** start of The records **

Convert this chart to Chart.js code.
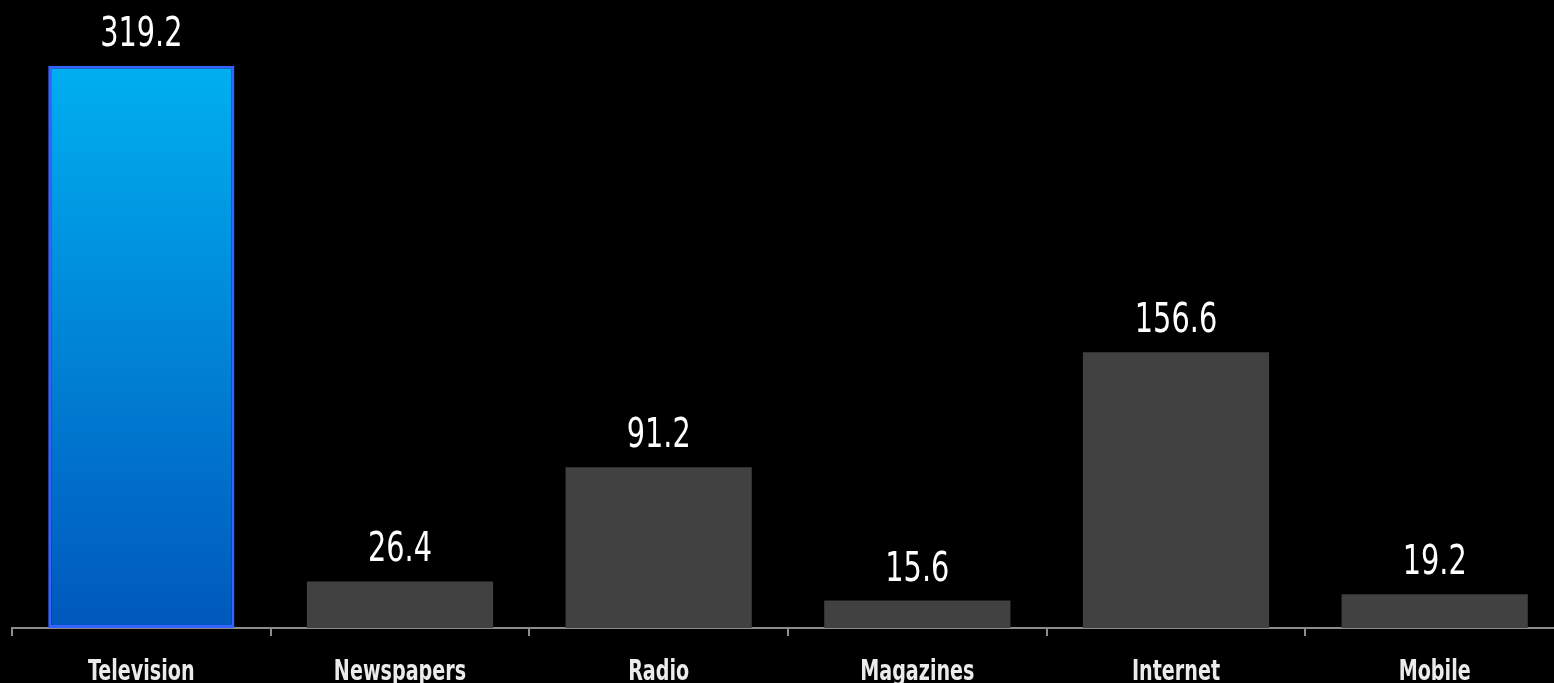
<!DOCTYPE html>
<html>
<head>
<meta charset="utf-8">
<script src="https://cdn.jsdelivr.net/npm/chart.js@4.4.1/dist/chart.umd.min.js"></script>
<style>
    html, body { margin: 0; padding: 0; background: #000; overflow: hidden; }
    #wrap { width: 1564px; height: 683px; }
</style>
</head>
<body>
<div id="wrap"><canvas id="chart" width="1564" height="683"></canvas></div>
<script>
    var categories = ['Television', 'Newspapers', 'Radio', 'Magazines', 'Internet', 'Mobile'];
    var values = [319.2, 26.4, 91.2, 15.6, 156.6, 19.2];
    var yMax = 356.5;

    var FONT = '"DejaVu Sans Condensed", "Liberation Sans", sans-serif';

    // blue gradient for the first bar, flat grey for the rest
    function barColor(ctx) {
        if (ctx.dataIndex !== 0) return '#414141';
        var area = ctx.chart.chartArea;
        if (!area) return '#0090e0';
        var g = ctx.chart.ctx.createLinearGradient(0, area.top + 60, 0, area.bottom);
        g.addColorStop(0, '#00b0f0');
        g.addColorStop(1, '#0058bc');
        return g;
    }

    // draw text squeezed horizontally (the original uses a narrow face)
    function narrowText(ctx, text, x, y, sx) {
        ctx.save();
        ctx.translate(x, y);
        ctx.scale(sx, 1);
        ctx.fillText(text, 0, 0);
        ctx.restore();
    }

    var valueLabels = {
        id: 'valueLabels',
        afterDatasetsDraw: function (chart) {
            var ctx = chart.ctx;
            var meta = chart.getDatasetMeta(0);
            ctx.save();
            ctx.font = '40px ' + FONT;
            ctx.fillStyle = '#ffffff';
            ctx.textAlign = 'center';
            ctx.textBaseline = 'alphabetic';
            meta.data.forEach(function (bar, i) {
                narrowText(ctx, values[i].toFixed(1), bar.x, bar.y - 20, 0.8);
            });
            ctx.restore();
        }
    };

    var categoryLabels = {
        id: 'categoryLabels',
        afterDraw: function (chart) {
            var ctx = chart.ctx;
            var xs = chart.scales.x;
            ctx.save();
            ctx.font = 'bold 28px ' + FONT;
            ctx.fillStyle = '#ebebeb';
            ctx.textAlign = 'center';
            ctx.textBaseline = 'alphabetic';
            categories.forEach(function (c, i) {
                narrowText(ctx, c, xs.getPixelForValue(i), xs.top + 52, 0.76);
            });
            ctx.restore();
        }
    };

    new Chart(document.getElementById('chart').getContext('2d'), {
        type: 'bar',
        data: {
            labels: categories,
            datasets: [{
                data: values,
                backgroundColor: barColor,
                borderColor: function (ctx) { return ctx.dataIndex === 0 ? '#3563ff' : 'rgba(0,0,0,0)'; },
                borderWidth: function (ctx) { return ctx.dataIndex === 0 ? 3 : 0; },
                borderSkipped: false,
                barPercentage: 0.72,
                categoryPercentage: 1.0
            }]
        },
        options: {
            responsive: false,
            animation: false,
            layout: { padding: { left: 12, right: 0, top: 0, bottom: 0 } },
            plugins: {
                legend: { display: false },
                tooltip: { enabled: false }
            },
            scales: {
                x: {
                    afterFit: function (scale) { scale.height = 55; },
                    border: { display: true, color: '#8c8c8c', width: 2 },
                    grid: {
                        display: true,
                        drawOnChartArea: false,
                        drawTicks: true,
                        tickLength: 8,
                        color: '#8c8c8c',
                        lineWidth: 2,
                        offset: true
                    },
                    ticks: { display: false }
                },
                y: {
                    display: false,
                    min: 0,
                    max: yMax
                }
            }
        },
        plugins: [valueLabels, categoryLabels]
    });
</script>
</body>
</html>
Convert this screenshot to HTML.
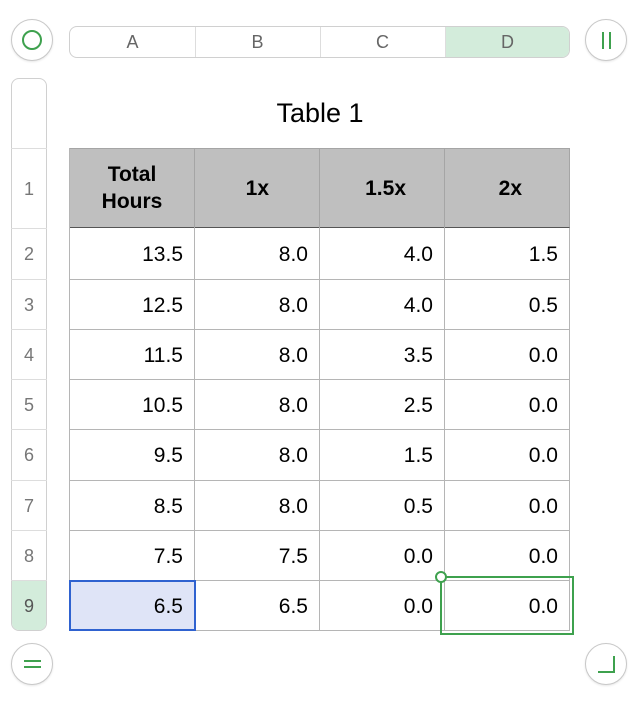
<!DOCTYPE html><html><head><style>
body{margin:0;width:640px;height:702px;background:#fff;font-family:"Liberation Sans",Arial,sans-serif;position:relative;overflow:hidden}
.a{position:absolute;box-sizing:border-box}
.circ{width:42px;height:42px;border-radius:50%;border:1px solid #c8c8c8;background:#fff;box-shadow:0 1px 2px rgba(0,0,0,.1)}
.ch{top:26px;height:32px;font-size:18px;color:#666;text-align:center;line-height:32px}
.rh{left:11px;width:36px;font-size:18px;color:#777;text-align:center}
.cell{border-right:1px solid #b5b5b5;border-bottom:1px solid #b5b5b5;font-size:21px;text-align:right;padding-right:11px;padding-top:3px}
</style></head><body>
<div class="a circ" style="left:11px;top:19px"><div class="a" style="left:10px;top:10px;width:20px;height:20px;border:2.5px solid #3ea14e;border-radius:50%"></div></div>
<div class="a circ" style="left:585px;top:19px"><div class="a" style="left:16px;top:12px;width:2px;height:17px;background:#3ea14e"></div><div class="a" style="left:23px;top:12px;width:2px;height:17px;background:#3ea14e"></div></div>
<div class="a circ" style="left:11px;top:643px"><div class="a" style="left:12px;top:16px;width:17px;height:2px;background:#3ea14e"></div><div class="a" style="left:12px;top:22px;width:17px;height:2px;background:#3ea14e"></div></div>
<div class="a circ" style="left:585px;top:643px"><div class="a" style="left:12px;top:12px;width:17px;height:17px;border-right:2px solid #3ea14e;border-bottom:2px solid #3ea14e"></div></div>

<div class="a" style="left:69px;top:26px;width:501px;height:32px;border:1px solid #d0d0d0;border-radius:8px;overflow:hidden">
<div class="a" style="left:375px;top:0;width:126px;height:32px;background:#d3ecdb"></div>
<div class="a" style="left:125px;top:0;width:1px;height:32px;background:#ddd"></div>
<div class="a" style="left:250px;top:0;width:1px;height:32px;background:#ddd"></div>
<div class="a" style="left:375px;top:0;width:1px;height:32px;background:#ddd"></div>
</div>
<div class="a ch" style="left:70px;width:125px">A</div>
<div class="a ch" style="left:195px;width:125px">B</div>
<div class="a ch" style="left:320px;width:125px">C</div>
<div class="a ch" style="left:445px;width:125px">D</div>

<div class="a" style="left:11px;top:78px;width:36px;height:553px;border:1px solid #d0d0d0;border-radius:8px;overflow:hidden">
<div class="a" style="left:0;top:502px;width:36px;height:51px;background:#d3ecdb"></div>
</div>
<div class="a rh" style="top:148px;height:80px;line-height:80px;border-top:1px solid #ddd">1</div>
<div class="a rh" style="top:228px;height:51px;line-height:51px;border-top:1px solid #ddd">2</div>
<div class="a rh" style="top:279px;height:50px;line-height:50px;border-top:1px solid #ddd">3</div>
<div class="a rh" style="top:329px;height:50px;line-height:50px;border-top:1px solid #ddd">4</div>
<div class="a rh" style="top:379px;height:50px;line-height:50px;border-top:1px solid #ddd">5</div>
<div class="a rh" style="top:429px;height:51px;line-height:51px;border-top:1px solid #ddd">6</div>
<div class="a rh" style="top:480px;height:50px;line-height:50px;border-top:1px solid #ddd">7</div>
<div class="a rh" style="top:530px;height:50px;line-height:50px;border-top:1px solid #ddd">8</div>
<div class="a rh" style="top:580px;height:50px;line-height:50px;border-top:1px solid #ddd;color:#555">9</div>

<div class="a" style="left:70px;top:96px;width:500px;text-align:center;font-size:27px;line-height:34px">Table 1</div>

<div class="a" style="left:69px;top:148px;width:501px;height:80px;background:#bfbfbf;border:1px solid #a5a5a5;border-bottom:1px solid #555"></div>
<div class="a" style="left:69px;top:148px;width:1px;height:483px;background:#b5b5b5"></div>
<div class="a" style="left:70px;top:149px;width:125px;height:79px;font-weight:bold;font-size:21px;text-align:center;line-height:27px;padding-top:12px;border-right:1px solid #a5a5a5">Total<br>Hours</div>
<div class="a" style="left:195px;top:149px;width:125px;height:79px;font-weight:bold;font-size:21px;text-align:right;padding-right:50px;line-height:79px;border-right:1px solid #a5a5a5">1x</div>
<div class="a" style="left:320px;top:149px;width:125px;height:79px;font-weight:bold;font-size:21px;text-align:right;padding-right:38px;line-height:79px;border-right:1px solid #a5a5a5">1.5x</div>
<div class="a" style="left:445px;top:149px;width:125px;height:79px;font-weight:bold;font-size:21px;text-align:right;padding-right:48px;line-height:79px">2x</div>

<div id="g"></div>
<script>
var d=[[13.5,8,4,1.5],[12.5,8,4,.5],[11.5,8,3.5,0],[10.5,8,2.5,0],[9.5,8,1.5,0],[8.5,8,.5,0],[7.5,7.5,0,0],[6.5,6.5,0,0]];
var ys=[228,279,329,379,429,480,530,580,630],h='';
for(var r=0;r<8;r++)for(var c=0;c<4;c++){var y=ys[r],H=ys[r+1]-y;
h+='<div class="a cell" style="left:'+(70+c*125)+'px;top:'+y+'px;width:125px;height:'+(H+1)+'px;line-height:'+(H-3)+'px'+(r==7&&c==0?';background:#dfe4f7':'')+'">'+d[r][c].toFixed(1)+'</div>';}
document.getElementById('g').innerHTML=h;
</script>
<div class="a" style="left:69px;top:580px;width:127px;height:51px;border:2px solid #2f62d0"></div>
<div class="a" style="left:440px;top:576px;width:134px;height:59px;border:2px solid #3ea14e"></div>
<div class="a" style="left:435px;top:571px;width:12px;height:12px;border:2px solid #3ea14e;border-radius:50%;background:#fff"></div>
</body></html>
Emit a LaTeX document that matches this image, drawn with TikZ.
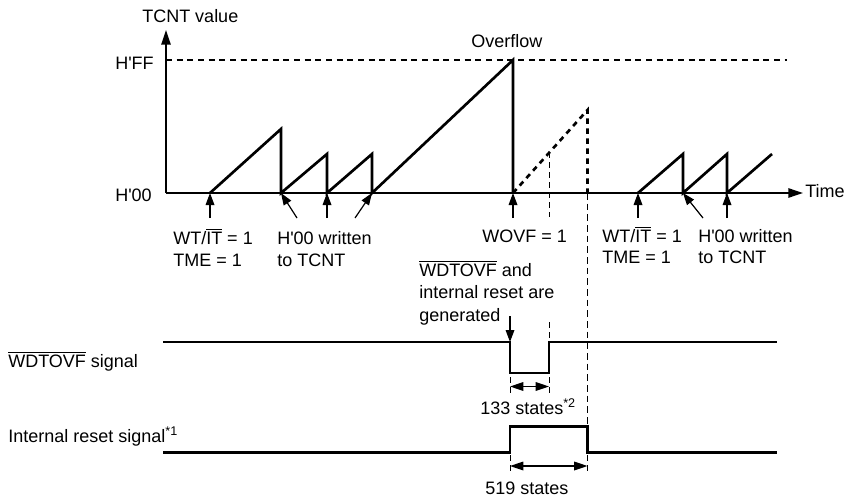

** end of The records **

What is being asked: Find the word "this" in the data and show each line that holds it.

Answer for the task:
Convert this chart to Chart.js code.
Convert this screenshot to HTML.
Emit a LaTeX document that matches this image, drawn with TikZ.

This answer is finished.